Life of the Party


Deanna (Melissa McCarthy) and Dan (Matt Walsh) have just dropped their daughter Maddie (Molly Gordon) off at college for her senior year. That is when Dan hits Deanna with the news that he wants a divorce. She had no idea there were any problems in their marriage, let alone that Dan was in love with a woman named Marcie (Julie Bowen). Reeling from the news, Deanna goes to her parents’ (Stephen Root and Jacki Weaver) house to figure out what to do with her life. Having completed most of her college degree, but never finishing thanks to Dan’s urging, Deanna decides to go back to school.

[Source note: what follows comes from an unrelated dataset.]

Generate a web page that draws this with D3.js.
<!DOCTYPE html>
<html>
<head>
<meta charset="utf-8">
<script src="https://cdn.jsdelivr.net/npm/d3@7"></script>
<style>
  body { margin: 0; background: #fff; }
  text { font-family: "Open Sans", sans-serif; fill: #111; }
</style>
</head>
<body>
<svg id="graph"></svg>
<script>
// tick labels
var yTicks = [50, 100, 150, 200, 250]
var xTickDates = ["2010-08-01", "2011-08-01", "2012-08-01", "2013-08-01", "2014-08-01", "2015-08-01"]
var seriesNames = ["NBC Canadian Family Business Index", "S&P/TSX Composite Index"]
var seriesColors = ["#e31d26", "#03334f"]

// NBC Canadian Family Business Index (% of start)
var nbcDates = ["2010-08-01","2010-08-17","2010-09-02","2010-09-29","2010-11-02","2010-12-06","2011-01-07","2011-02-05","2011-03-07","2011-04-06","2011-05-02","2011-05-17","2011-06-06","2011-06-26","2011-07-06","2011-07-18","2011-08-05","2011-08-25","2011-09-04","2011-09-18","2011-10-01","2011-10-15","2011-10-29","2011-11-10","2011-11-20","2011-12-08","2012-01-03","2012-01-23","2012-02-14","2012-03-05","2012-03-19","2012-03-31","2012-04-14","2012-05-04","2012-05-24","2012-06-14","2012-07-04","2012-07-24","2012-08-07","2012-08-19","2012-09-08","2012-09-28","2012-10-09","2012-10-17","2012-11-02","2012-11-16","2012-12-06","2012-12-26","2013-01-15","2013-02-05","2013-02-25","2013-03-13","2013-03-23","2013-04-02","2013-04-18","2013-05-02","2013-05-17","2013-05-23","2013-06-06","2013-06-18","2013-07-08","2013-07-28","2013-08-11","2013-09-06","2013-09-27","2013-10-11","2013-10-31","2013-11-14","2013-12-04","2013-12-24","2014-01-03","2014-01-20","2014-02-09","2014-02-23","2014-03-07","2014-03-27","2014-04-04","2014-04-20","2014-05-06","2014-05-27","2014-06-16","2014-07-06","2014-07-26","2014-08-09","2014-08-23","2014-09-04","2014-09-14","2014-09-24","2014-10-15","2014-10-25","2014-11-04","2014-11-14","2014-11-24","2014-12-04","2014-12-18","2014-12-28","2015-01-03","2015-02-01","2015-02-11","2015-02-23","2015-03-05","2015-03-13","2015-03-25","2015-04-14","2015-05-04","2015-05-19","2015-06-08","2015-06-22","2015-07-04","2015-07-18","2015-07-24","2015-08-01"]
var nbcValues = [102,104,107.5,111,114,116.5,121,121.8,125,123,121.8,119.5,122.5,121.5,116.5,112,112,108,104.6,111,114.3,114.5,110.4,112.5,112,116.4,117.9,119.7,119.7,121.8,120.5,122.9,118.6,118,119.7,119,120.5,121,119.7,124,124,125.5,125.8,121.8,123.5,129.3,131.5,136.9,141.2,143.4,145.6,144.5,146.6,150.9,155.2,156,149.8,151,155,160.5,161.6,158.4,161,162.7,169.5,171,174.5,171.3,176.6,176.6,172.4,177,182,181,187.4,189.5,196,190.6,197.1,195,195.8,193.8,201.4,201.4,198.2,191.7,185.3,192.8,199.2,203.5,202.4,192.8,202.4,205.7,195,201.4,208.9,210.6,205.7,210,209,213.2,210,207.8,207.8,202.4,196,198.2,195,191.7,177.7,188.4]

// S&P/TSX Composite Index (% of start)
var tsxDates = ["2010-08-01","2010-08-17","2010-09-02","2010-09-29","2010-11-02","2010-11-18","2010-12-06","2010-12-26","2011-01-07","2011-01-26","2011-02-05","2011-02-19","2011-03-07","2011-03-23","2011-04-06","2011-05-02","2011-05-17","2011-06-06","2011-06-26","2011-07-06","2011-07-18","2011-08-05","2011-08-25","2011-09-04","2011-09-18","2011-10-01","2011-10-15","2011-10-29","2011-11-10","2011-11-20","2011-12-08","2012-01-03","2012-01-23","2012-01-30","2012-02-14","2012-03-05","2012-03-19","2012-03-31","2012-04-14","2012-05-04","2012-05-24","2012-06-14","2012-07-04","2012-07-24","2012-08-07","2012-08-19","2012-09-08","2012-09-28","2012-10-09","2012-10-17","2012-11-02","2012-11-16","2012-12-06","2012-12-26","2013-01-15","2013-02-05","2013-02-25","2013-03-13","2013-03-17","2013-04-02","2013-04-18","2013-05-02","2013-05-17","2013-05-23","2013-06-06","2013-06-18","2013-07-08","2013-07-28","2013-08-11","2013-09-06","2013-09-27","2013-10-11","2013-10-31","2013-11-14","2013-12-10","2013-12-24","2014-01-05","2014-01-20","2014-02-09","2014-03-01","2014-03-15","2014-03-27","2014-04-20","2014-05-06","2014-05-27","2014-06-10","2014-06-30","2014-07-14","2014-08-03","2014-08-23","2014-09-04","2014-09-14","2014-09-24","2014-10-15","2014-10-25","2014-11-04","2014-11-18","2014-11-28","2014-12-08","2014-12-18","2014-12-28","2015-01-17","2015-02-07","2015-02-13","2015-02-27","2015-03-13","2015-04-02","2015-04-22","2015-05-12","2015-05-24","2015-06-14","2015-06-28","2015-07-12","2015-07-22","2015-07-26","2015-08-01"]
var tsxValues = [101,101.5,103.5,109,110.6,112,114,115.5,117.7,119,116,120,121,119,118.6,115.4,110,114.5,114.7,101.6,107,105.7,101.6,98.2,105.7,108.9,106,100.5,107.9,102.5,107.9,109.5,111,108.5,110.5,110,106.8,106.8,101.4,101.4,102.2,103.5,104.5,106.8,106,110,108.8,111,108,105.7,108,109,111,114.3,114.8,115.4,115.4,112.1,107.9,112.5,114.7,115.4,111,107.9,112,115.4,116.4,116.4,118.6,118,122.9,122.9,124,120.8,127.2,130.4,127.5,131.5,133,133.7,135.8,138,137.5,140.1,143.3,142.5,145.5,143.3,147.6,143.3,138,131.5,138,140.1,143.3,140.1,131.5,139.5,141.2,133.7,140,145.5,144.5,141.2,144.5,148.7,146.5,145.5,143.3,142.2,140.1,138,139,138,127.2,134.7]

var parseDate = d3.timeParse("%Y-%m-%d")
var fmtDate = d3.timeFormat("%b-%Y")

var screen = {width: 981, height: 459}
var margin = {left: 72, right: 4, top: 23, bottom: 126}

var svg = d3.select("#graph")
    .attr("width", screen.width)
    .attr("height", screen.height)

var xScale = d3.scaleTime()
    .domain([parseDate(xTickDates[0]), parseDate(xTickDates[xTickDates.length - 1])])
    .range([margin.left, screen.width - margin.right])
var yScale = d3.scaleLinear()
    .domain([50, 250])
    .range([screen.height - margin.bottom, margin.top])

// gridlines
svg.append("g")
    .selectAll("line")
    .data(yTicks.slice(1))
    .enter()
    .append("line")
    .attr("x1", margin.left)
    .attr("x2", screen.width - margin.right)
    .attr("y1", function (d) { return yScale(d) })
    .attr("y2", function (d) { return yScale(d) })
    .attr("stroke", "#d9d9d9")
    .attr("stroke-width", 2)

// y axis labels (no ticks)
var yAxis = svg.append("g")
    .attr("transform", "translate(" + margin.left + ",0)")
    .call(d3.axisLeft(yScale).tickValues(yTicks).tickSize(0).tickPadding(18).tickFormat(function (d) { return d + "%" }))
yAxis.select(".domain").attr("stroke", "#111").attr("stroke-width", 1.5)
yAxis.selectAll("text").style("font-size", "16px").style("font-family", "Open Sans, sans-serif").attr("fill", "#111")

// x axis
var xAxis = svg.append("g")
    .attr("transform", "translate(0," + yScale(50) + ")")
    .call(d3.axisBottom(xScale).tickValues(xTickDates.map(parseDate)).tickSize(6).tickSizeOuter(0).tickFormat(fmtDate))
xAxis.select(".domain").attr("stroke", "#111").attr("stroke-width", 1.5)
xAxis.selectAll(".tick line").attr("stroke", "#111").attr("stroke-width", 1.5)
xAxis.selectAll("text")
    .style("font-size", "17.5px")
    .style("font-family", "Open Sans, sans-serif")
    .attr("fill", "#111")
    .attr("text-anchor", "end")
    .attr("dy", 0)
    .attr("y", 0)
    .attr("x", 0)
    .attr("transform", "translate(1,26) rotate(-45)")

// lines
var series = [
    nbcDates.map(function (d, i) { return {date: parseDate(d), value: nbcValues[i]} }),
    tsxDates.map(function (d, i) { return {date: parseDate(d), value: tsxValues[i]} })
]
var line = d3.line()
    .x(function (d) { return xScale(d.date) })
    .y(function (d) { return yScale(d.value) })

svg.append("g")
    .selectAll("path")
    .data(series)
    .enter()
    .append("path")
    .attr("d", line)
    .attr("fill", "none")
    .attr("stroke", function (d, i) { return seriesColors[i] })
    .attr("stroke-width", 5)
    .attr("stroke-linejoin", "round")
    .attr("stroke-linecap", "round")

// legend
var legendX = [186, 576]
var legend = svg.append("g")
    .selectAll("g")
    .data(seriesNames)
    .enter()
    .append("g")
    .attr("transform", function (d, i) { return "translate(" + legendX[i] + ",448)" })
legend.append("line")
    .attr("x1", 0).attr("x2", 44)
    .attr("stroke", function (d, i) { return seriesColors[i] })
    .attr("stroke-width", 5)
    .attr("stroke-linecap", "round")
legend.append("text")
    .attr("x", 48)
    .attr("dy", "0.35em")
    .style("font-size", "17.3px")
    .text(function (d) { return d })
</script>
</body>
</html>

Naturally, Deanna enrolls at Maddie’s college. And, with both of them in their last year, their paths cross frequently. Learning to reinvent herself, Deanna takes in the full college experience. She hangs out with Maddie’s sorority sisters, lives with an emo roommate (Heidi Gardner), is tormented by the college mean girl (Debby Ryan), and even hooks up with a hot college guy (Luke Benward). Deanna not only has to learn to deal with the ups and downs of college life, but also how to handle run-ins with Dan and his new girlfriend.

Life of the Party is the latest comedy written by Melissa McCarthy and her husband Dan Falcone, who unsurprisingly also directs and acts in the film.

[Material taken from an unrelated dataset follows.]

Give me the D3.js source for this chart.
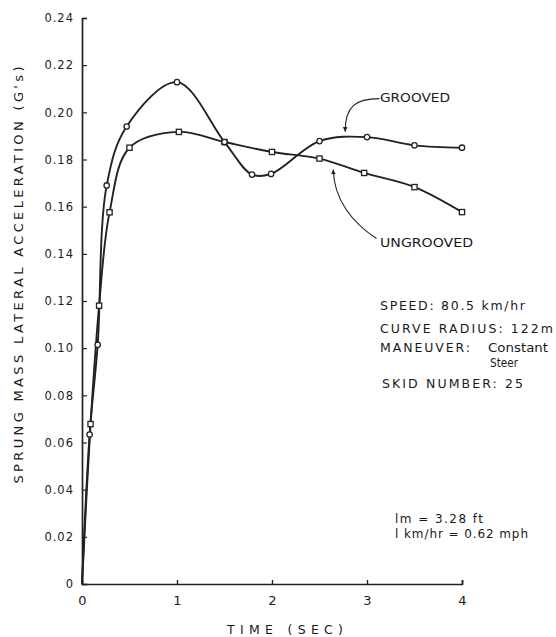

McCarthy has had her share of hits and misses when it comes to her films. It wasn’t until Spy that I really got on board with her style. Life of the Party, while maybe not peak McCarthy, lets her embrace what makes her so funny and run with it. She goes from doting mother and devoted wife to full-on college coed effortlessly. Her timing and delivery are pretty on point. Molly Gordon and her sorority sisters fill in the typical college roster, each having their own issues and looking up to Deanna as a mother figure. Deanna’s boyfriend Jack, played by Luke Benward, is as good a pairing as you can get pairing Deanna with someone young enough to be her son. Benward and McCarthy play off each other well. It is really Maya Rudolph and Damon Jones as Deanna’s best friend Christine and Damon Jones, Christine’s husband Frank, who steal the show. Their deadpan jokes and delivery take over every scene they’re in.

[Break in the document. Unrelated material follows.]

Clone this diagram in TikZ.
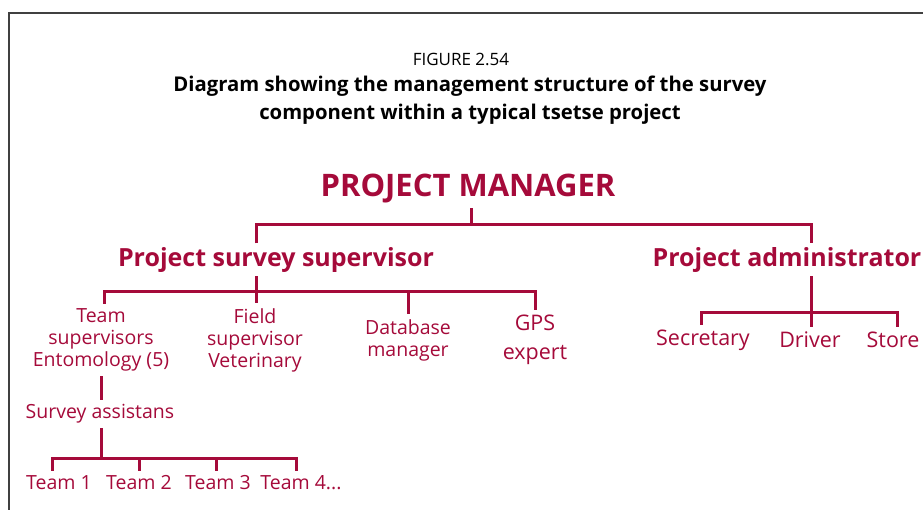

Falcone and McCarthy have really found that sweet spot in their films. They have figured out how to take Melissa just to the edge without pushing her too over the top to the point where she gets off-putting. The jokes are fast and furious and the majority of them hit perfectly. They don’t rely simply on the physical comedy, using a smarter style that really works.

If you’re still reeling from that other movie, or if you’re looking for a fun movie to take your mom to for Mother’s Day, Life of the Party is a good choice. It’s light-hearted and funny and offers and doesn’t go so far that you would be uncomfortable sitting next to mom while you’re watching it.